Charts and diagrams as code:
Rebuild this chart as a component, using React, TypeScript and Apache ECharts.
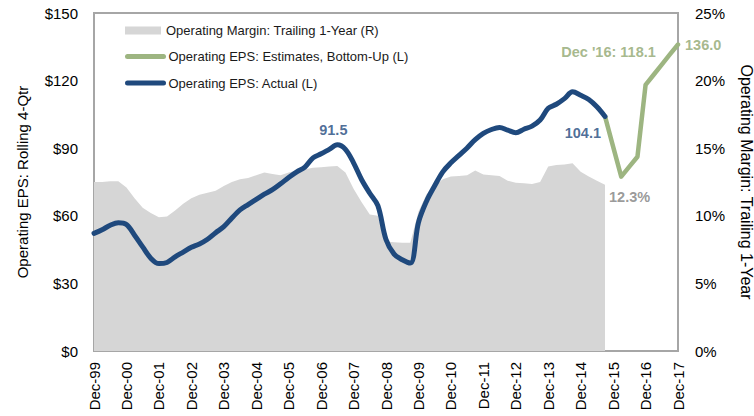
import React, { useEffect, useRef } from 'react';
import * as echarts from 'echarts';

// Year suffixes for the quarterly category axis (Dec-99 .. Dec-17)
const years = ['99', '00', '01', '02', '03', '04', '05', '06', '07', '08', '09', '10', '11', '12', '13', '14', '15', '16', '17'];
const quarterMonths = ['Mar', 'Jun', 'Sep', 'Dec'];

// Operating EPS: Actual (L), rolling 4-quarter, Dec-99 .. Sep-15
const epsActual = [
  52.2, 53.8, 55.8, 56.9, 56.1, 51.4, 46.2, 41.2, 38.8, 39.3,
  41.8, 43.9, 46.0, 47.5, 49.6, 52.5, 55.2, 59.0, 62.6, 65.0,
  67.3, 69.6, 71.6, 74.2, 77.0, 79.5, 81.6, 85.7, 87.5, 89.5,
  91.5, 89.5, 83.5, 76.0, 70.0, 64.5, 49.5, 43.0, 40.5, 39.0,
  57.0, 66.5, 73.3, 79.5, 83.5, 86.8, 90.1, 93.8, 96.6, 98.3,
  99.2, 98.0, 96.9, 98.4, 99.8, 102.5, 107.7, 109.5, 112.0, 115.0,
  113.5, 111.6, 108.4, 104.1,
];

// Operating EPS: Estimates, Bottom-Up (L), Sep-15 .. Dec-17
const epsEstimates = [104.1, 90.7, 77.4, 81.8, 86.2, 118.1, 122.6, 127.1, 131.6, 136.0];
const estimatesStartLabel = 'Sep-15';

// Operating Margin: Trailing 1-Year (R), %, Dec-99 .. Sep-15
const margin = [
  12.5, 12.5, 12.55, 12.55, 12.1, 11.3, 10.6, 10.2, 9.9, 9.95,
  10.4, 10.9, 11.3, 11.55, 11.7, 11.85, 12.2, 12.5, 12.7, 12.8,
  13.0, 13.2, 13.1, 13.0, 13.2, 13.35, 13.45, 13.55, 13.6, 13.65,
  13.68, 13.2, 12.0, 11.0, 10.1, 10.0, 8.1, 8.05, 8.0, 8.0,
  10.3, 11.6, 12.2, 12.7, 12.9, 12.95, 13.0, 13.35, 13.05, 13.0,
  12.95, 12.6, 12.45, 12.4, 12.35, 12.5, 13.65, 13.75, 13.8, 13.88,
  13.25, 12.9, 12.6, 12.3,
];

// Annotated points
const peakLabelAt = 'Jun-07';
const dec16LabelAt = 'Dec-16';

const leftTicks = { min: 0, max: 150, interval: 30 };
const rightTicks = { min: 0, max: 25, interval: 5 };

const seriesNames = [
  'Operating Margin: Trailing 1-Year (R)',
  'Operating EPS: Estimates, Bottom-Up (L)',
  'Operating EPS: Actual (L)',
];

const BLUE = '#1f497d';
const GREEN = '#9db581';
const GREEN_TEXT = '#8fa66f';
const GRAY_AREA = '#d6d6d6';
const GRAY_TEXT = '#7f7f7f';
const FONT = 'Liberation Sans';

export default function App() {
  const ref = useRef<HTMLDivElement>(null);

  useEffect(() => {
    if (!ref.current) return;
    document.body.style.margin = '0';
    const chart = echarts.init(ref.current, undefined, { renderer: 'svg' });

    const categories: string[] = ['Dec-' + years[0]];
    for (let y = 1; y < years.length; y++) {
      for (const m of quarterMonths) categories.push(`${m}-${years[y]}`);
    }

    const estimatesStart = categories.indexOf(estimatesStartLabel);
    const estData: (number | null)[] = categories.map((_, i) =>
      i >= estimatesStart && i - estimatesStart < epsEstimates.length ? epsEstimates[i - estimatesStart] : null
    );

    const peakIdx = categories.indexOf(peakLabelAt);
    const lastActual = epsActual.length - 1;
    const dec16Idx = categories.indexOf(dec16LabelAt);
    const lastEst = estimatesStart + epsEstimates.length - 1;
    const lastMargin = margin.length - 1;

    const boldLabel = { fontFamily: FONT, fontWeight: 'bold' as const, fontSize: 14.5 };

    const epsLabels = [
      {
        value: [peakIdx, epsActual[peakIdx]],
        label: { show: true, position: 'top', distance: 7, offset: [-4, 0], color: BLUE, ...boldLabel, formatter: epsActual[peakIdx].toFixed(1) },
      },
      {
        value: [lastActual, epsActual[lastActual]],
        label: { show: true, position: 'left', distance: 4, offset: [0, 17], color: BLUE, ...boldLabel, formatter: epsActual[lastActual].toFixed(1) },
      },
      {
        value: [dec16Idx, estData[dec16Idx]],
        label: { show: true, position: 'top', distance: 25, offset: [-37, 0], color: GREEN_TEXT, ...boldLabel, formatter: "Dec '16: " + (estData[dec16Idx] as number).toFixed(1) },
      },
      {
        value: [lastEst, epsEstimates[epsEstimates.length - 1]],
        label: { show: true, position: 'right', distance: 7, offset: [0, 0], color: GREEN_TEXT, ...boldLabel, formatter: epsEstimates[epsEstimates.length - 1].toFixed(1) },
      },
    ];

    const marginLabels = [
      {
        value: [lastMargin, margin[lastMargin]],
        label: { show: true, position: 'right', distance: 4, offset: [0, 12], color: GRAY_TEXT, ...boldLabel, formatter: margin[lastMargin].toFixed(1) + '%' },
      },
    ];

    const legendTops = [19, 45, 71.5];
    const legendBase = {
      orient: 'horizontal',
      left: 120,
      itemWidth: 36,
      itemHeight: 8,
      textStyle: { fontFamily: FONT, fontSize: 13, color: '#1a1a1a' },
    };
    const legends = [
      { ...legendBase, top: legendTops[0], data: [{ name: seriesNames[0], icon: 'rect' }] },
      {
        ...legendBase, top: legendTops[1],
        data: [{ name: seriesNames[1], itemStyle: { opacity: 0 }, lineStyle: { width: 5, color: GREEN, cap: 'round' } }],
      },
      {
        ...legendBase, top: legendTops[2],
        data: [{ name: seriesNames[2], itemStyle: { opacity: 0 }, lineStyle: { width: 5, color: BLUE, cap: 'round' } }],
      },
    ];

    chart.setOption({
      animation: false,
      backgroundColor: '#ffffff',
      textStyle: { fontFamily: FONT },
      grid: {
        left: 94, right: 76, top: 13, bottom: 65,
        outerBoundsMode: 'none',
        containLabel: false,
        show: true, borderColor: '#a6a6a6', borderWidth: 2, backgroundColor: 'transparent',
      },
      legend: legends,
      xAxis: {
        type: 'category',
        data: categories,
        boundaryGap: false,
        axisLine: { show: false },
        axisTick: { show: false },
        splitLine: { show: false },
        axisLabel: {
          interval: 3,
          rotate: 90,
          margin: 11,
          fontFamily: FONT,
          fontSize: 15,
          color: '#000',
        },
      },
      yAxis: [
        {
          type: 'value',
          ...leftTicks,
          name: 'Operating EPS: Rolling 4-Qtr',
          nameLocation: 'middle',
          nameGap: 64,
          nameRotate: 90,
          nameTextStyle: { fontFamily: FONT, fontSize: 15, color: '#000' },
          axisLine: { show: false },
          axisTick: { show: false },
          splitLine: { show: false },
          axisLabel: { formatter: '${value}', margin: 16, fontFamily: FONT, fontSize: 15, color: '#000' },
        },
        {
          type: 'value',
          ...rightTicks,
          name: 'Operating Margin: Trailing 1-Year',
          nameLocation: 'middle',
          nameGap: 60,
          nameRotate: -90,
          nameTextStyle: { fontFamily: FONT, fontSize: 16, color: '#000' },
          axisLine: { show: false },
          axisTick: { show: false },
          splitLine: { show: false },
          axisLabel: { formatter: '{value}%', margin: 17, fontFamily: FONT, fontSize: 15, color: '#000' },
        },
      ],
      series: [
        {
          name: seriesNames[0],
          type: 'line',
          yAxisIndex: 1,
          data: margin,
          symbol: 'none',
          color: GRAY_AREA,
          itemStyle: { color: GRAY_AREA },
          lineStyle: { width: 0, color: GRAY_AREA },
          areaStyle: { color: GRAY_AREA, opacity: 1 },
          z: 1,
        },
        {
          name: seriesNames[1],
          type: 'line',
          yAxisIndex: 0,
          data: estData,
          symbol: 'none',
          color: GREEN,
          lineStyle: { width: 4.5, color: GREEN, cap: 'round', join: 'round' },
          z: 3,
        },
        {
          name: seriesNames[2],
          type: 'line',
          yAxisIndex: 0,
          data: epsActual,
          symbol: 'none',
          smooth: 0.35,
          color: BLUE,
          lineStyle: { width: 5, color: BLUE, cap: 'round', join: 'round' },
          z: 4,
        },
        {
          name: 'eps-labels',
          type: 'scatter',
          yAxisIndex: 0,
          symbolSize: 0,
          silent: true,
          data: epsLabels,
          z: 6,
        },
        {
          name: 'margin-labels',
          type: 'scatter',
          yAxisIndex: 1,
          symbolSize: 0,
          silent: true,
          data: marginLabels,
          z: 6,
        },
      ],
    });

    return () => chart.dispose();
  }, []);

  return <div ref={ref} style={{ position: 'fixed', left: 0, top: 0, width: 754, height: 416 }} />;
}
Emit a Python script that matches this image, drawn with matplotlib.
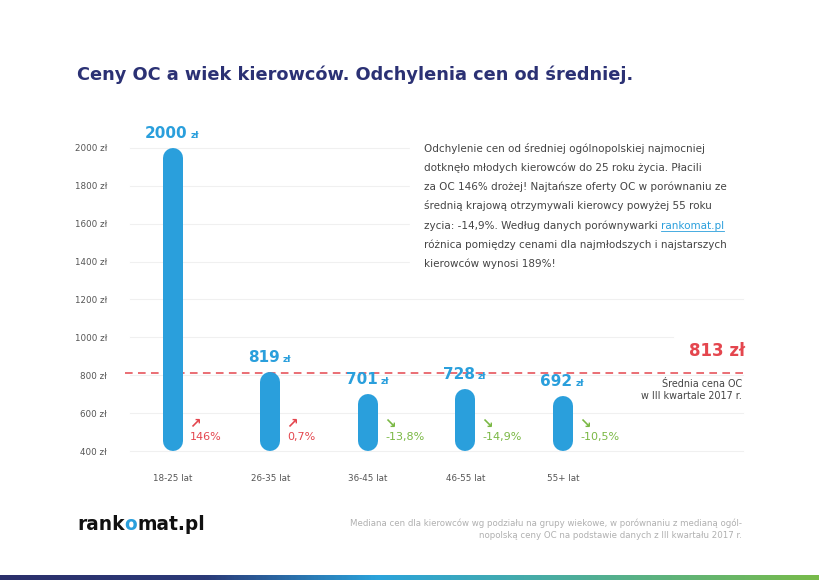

Stated task → Among the lines of the material, find those that hold the word "this" and copy them.

Task answer →
Rebuild this chart as a component, using React, TypeScript and Apache ECharts.
Emit a Python script that matches this image, drawn with matplotlib.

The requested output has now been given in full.